Joint Chiefs Chairman Gen. Dan Caine defers questions regarding “U.S. boots on the ground” to policymakers.
Defense Secretary Hegseth also refuses to dismiss the deployment of ground combat troops into Iran, maintaining that the military possesses ample resources to support the escalation.
”We’ve got no shortages of munitions,” Hegseth states. “Our stockpiles of defensive and offensive weapons allow us to sustain this campaign as long as we need to.”
Adm. Charles “Brad” Cooper, head of U.S. Central Command, confirms U.S. combat power continues to build in the region. By flying directly over Iran, Cooper says, American forces hit the nation’s “center of gravity directly with overwhelming power and reach.”
If the administration deploys the 82nd Airborne, defense analysts point to Kharg Island as a primary initial target.
Situated about 15 miles off the mainland in the Persian Gulf, the island processes approximately 90 percent of Iran’s oil exports. Securing the infrastructure gives the United States control over the centerpiece of the Iranian economy, potentially choking off Tehran’s ability to fund its military counterattacks, though the maneuver leaves U.S. troops vulnerable to incoming fire.
While the 82nd Airborne holds at readiness on the East Coast, the 11th Airborne Division, the Army’s “Arctic Angels”, bypasses the Middle East crisis entirely.
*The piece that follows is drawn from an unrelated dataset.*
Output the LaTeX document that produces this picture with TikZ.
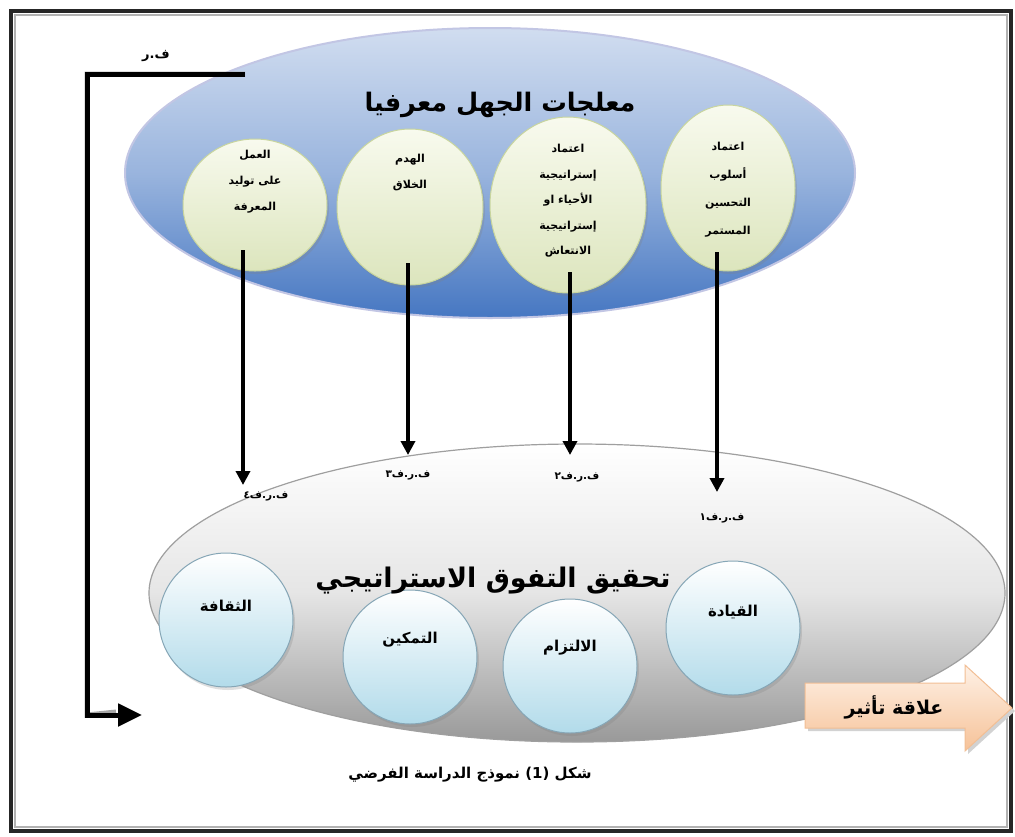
\documentclass[tikz,border=0pt]{standalone}
\usepackage{fontspec}
\TeXXeTstate=1
\newfontfamily\arabicfont[Script=Arabic]{DejaVu Sans}
\usetikzlibrary{shapes.geometric,arrows.meta,shadows}
\newcommand\arln[1]{\beginR #1\endR}

\tikzset{
  bigtop/.style={ellipse, draw=lavframe, line width=2, top color=#1!25!white, bottom color=#1, middle color=#1!55!white, inner sep=0},
  bigbot/.style={ellipse, draw=gray!75, line width=1.2, top color=white, bottom color=gray!80, middle color=gray!20, inner sep=0},
  topcirc/.style={ellipse, draw=greenrim, line width=1, top color=topfill1, bottom color=topfill2, inner sep=0,
    drop shadow={shadow xshift=2pt, shadow yshift=-3pt, opacity=.25}},
  botcirc/.style={circle, draw=bluerim, line width=1, top color=white, bottom color=botfill, inner sep=0,
    minimum size=134, drop shadow={shadow xshift=2pt, shadow yshift=-3pt, opacity=.25}},
  toptext/.style={font=\arabicfont\bfseries\fontsize{11}{26}\selectfont, align=center},
  bottext/.style={font=\arabicfont\bfseries\fontsize{15}{18}\selectfont},
  hyp/.style={font=\arabicfont\bfseries\fontsize{10.5}{12}\selectfont},
  flow/.style={line width=3.5, -{Triangle[length=14,width=14]}},
  fback/.style={line width=5, -{Triangle[length=24,width=22]}},
}
\definecolor{lavframe}{HTML}{C2C6E4}
\definecolor{topblue}{HTML}{4677C2}
\definecolor{greenrim}{HTML}{C8D59E}
\definecolor{topfill1}{HTML}{F8FAEE}
\definecolor{topfill2}{HTML}{DCE5BD}
\definecolor{bluerim}{HTML}{86A6B6}
\definecolor{botfill}{HTML}{B2DBEA}
\definecolor{peach1}{HTML}{FEF1E6}
\definecolor{peach2}{HTML}{F6C298}
\definecolor{peachrim}{HTML}{F2BE94}

\begin{document}
\begin{tikzpicture}[x=1pt,y=-1pt]
\useasboundingbox (0,0) rectangle (1015,836);
\fill[white] (0,0) rectangle (1015,836);

% page frame
\draw[line width=4, black!85] (11,11) rectangle (1011,831);
\draw[line width=1.5, gray!60] (15,15) rectangle (1007,827);

% lower ellipse: strategic superiority
\node[bigbot, minimum width=856, minimum height=298] (bot) at (577,593) {};

% upper ellipse: treating ignorance
\node[bigtop=topblue, minimum width=730, minimum height=290] (top) at (490,173) {};

\node[font=\arabicfont\bfseries\fontsize{25.5}{30}\selectfont] (toptitle) at (500,105) {\arln{معلجات الجهل معرفيا}};

% four treatment circles
\node[topcirc, minimum width=144, minimum height=132] (c1) at (255,205) {};
\node[topcirc, minimum width=146, minimum height=156] (c2) at (410,207) {};
\node[topcirc, minimum width=156, minimum height=176] (c3) at (568,205) {};
\node[topcirc, minimum width=134, minimum height=166] (c4) at (728,188) {};

\node[toptext] (t1) at (255,182) {\arln{العمل}\\\arln{على توليد}\\\arln{المعرفة}};
\node[toptext] (t2) at (410,172) {\arln{الهدم}\\\arln{الخلاق}};
\node[toptext, font=\arabicfont\bfseries\fontsize{11}{25.5}\selectfont] (t3) at (568,201) {\arln{اعتماد}\\\arln{إستراتيجية}\\\arln{الأحياء او}\\\arln{إستراتيجية}\\\arln{الانتعاش}};
\node[toptext, font=\arabicfont\bfseries\fontsize{11}{28}\selectfont] (t4) at (728,190) {\arln{اعتماد}\\\arln{أسلوب}\\\arln{التحسين}\\\arln{المستمر}};

% dimensions of strategic superiority
\node[botcirc] (d1) at (226,620) {};
\node[botcirc] (d2) at (410,657) {};
\node[botcirc] (d3) at (570,666) {};
\node[botcirc] (d4) at (733,628) {};
\node[bottext] (l1) at (226,606) {\arln{الثقافة}};
\node[bottext] (l2) at (410,640) {\arln{التمكين}};
\node[bottext] (l3) at (570,648) {\arln{الالتزام}};
\node[bottext] (l4) at (733,612) {\arln{القيادة}};

% title drawn over the circles
\node[font=\arabicfont\bfseries\fontsize{27}{32}\selectfont] (bottitle) at (493,581) {\arln{تحقيق التفوق الاستراتيجي}};

% sub-hypothesis arrows
\coordinate (s1) at (243,250);
\coordinate (s2) at (408,263);
\coordinate (s3) at (570,272);
\coordinate (s4) at (717,252);
\coordinate (e1) at (243,485);
\coordinate (e2) at (408,455);
\coordinate (e3) at (570,455);
\coordinate (e4) at (717,492);
\draw[flow] (s1) -- (e1);
\draw[flow] (s2) -- (e2);
\draw[flow] (s3) -- (e3);
\draw[flow] (s4) -- (e4);

\node[hyp] (h4) at (266,496) {\arln{ف.ر.ف٤}};
\node[hyp] (h3) at (408,475) {\arln{ف.ر.ف٣}};
\node[hyp] (h2) at (577,477) {\arln{ف.ر.ف٢}};
\node[hyp] (h1) at (722,518) {\arln{ف.ر.ف١}};

% main hypothesis feedback line
\coordinate (fa) at (245,74);
\coordinate (fb) at (87,74);
\coordinate (fc) at (87,715);
\coordinate (fd) at (142,715);
\draw[line width=5, gray!70, shift={(-4,-3)}] (fa) -- (fb) -- (fc) -- (120,715);
\draw[fback] (fa) -- (fb) -- (fc) -- (fd);
\node[hyp, font=\arabicfont\bfseries\fontsize{13}{15}\selectfont] (hm) at (156,56) {\arln{ف.ر}};

% legend block arrow
\fill[gray!35, shift={(3,3)}] (805,683) -- (965,683) -- (965,665) -- (1012,708) -- (965,751) -- (965,728) -- (805,728) -- cycle;
\draw[draw=peachrim, line width=1, top color=peach1, bottom color=peach2]
  (805,683) -- (965,683) -- (965,665) -- (1012,708) -- (965,751) -- (965,728) -- (805,728) -- cycle;
\node[font=\arabicfont\bfseries\fontsize{19}{22}\selectfont] (rel) at (894,707) {\arln{علاقة تأثير}};

% caption
\node[font=\arabicfont\bfseries\fontsize{15}{18}\selectfont] (cap) at (470,775) {\arln{شكل \beginL(1)\endL{} نموذج الدراسة الفرضي}};
\end{tikzpicture}
\end{document}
Operating out of Joint Base Elmendorf-Richardson in Alaska, elements of the 11th Airborne mount a strategic airborne insertion directly into the Korean theater of operations.
The deployment serves as the linchpin of Freedom Shield 2026, a massive annual exercise aimed at fortifying the combined defense posture between the United States and the Republic of Korea.
”A key event in this year’s exercise will be a combined airborne operation featuring soldiers from the 11th Airborne Division deploying from Alaska,” the U.S. Eighth Army states in an operational release. “These paratroopers will perform a strategic airborne insertion into the Korean theater of operations, demonstrating the United States’ ability to rapidly project combat power across the Indo-Pacific and seamlessly integrate with ROK and U.S. forces on the ground.”
The operation proves the capability of light infantry to transition from deep arctic conditions to the contested Korean peninsula in a matter of hours.
This maneuver functions as a direct deterrent to Pyongyang, further solidifying the 11th Airborne’s mandate in the Indo-Pacific and confirming they remain entirely separate from the impending escalation in the Persian Gulf.
Together, these maneuvers depict an American defense apparatus operating at maximum operational tempo, leveraging its premier airborne divisions to secure disparate global objectives simultaneously.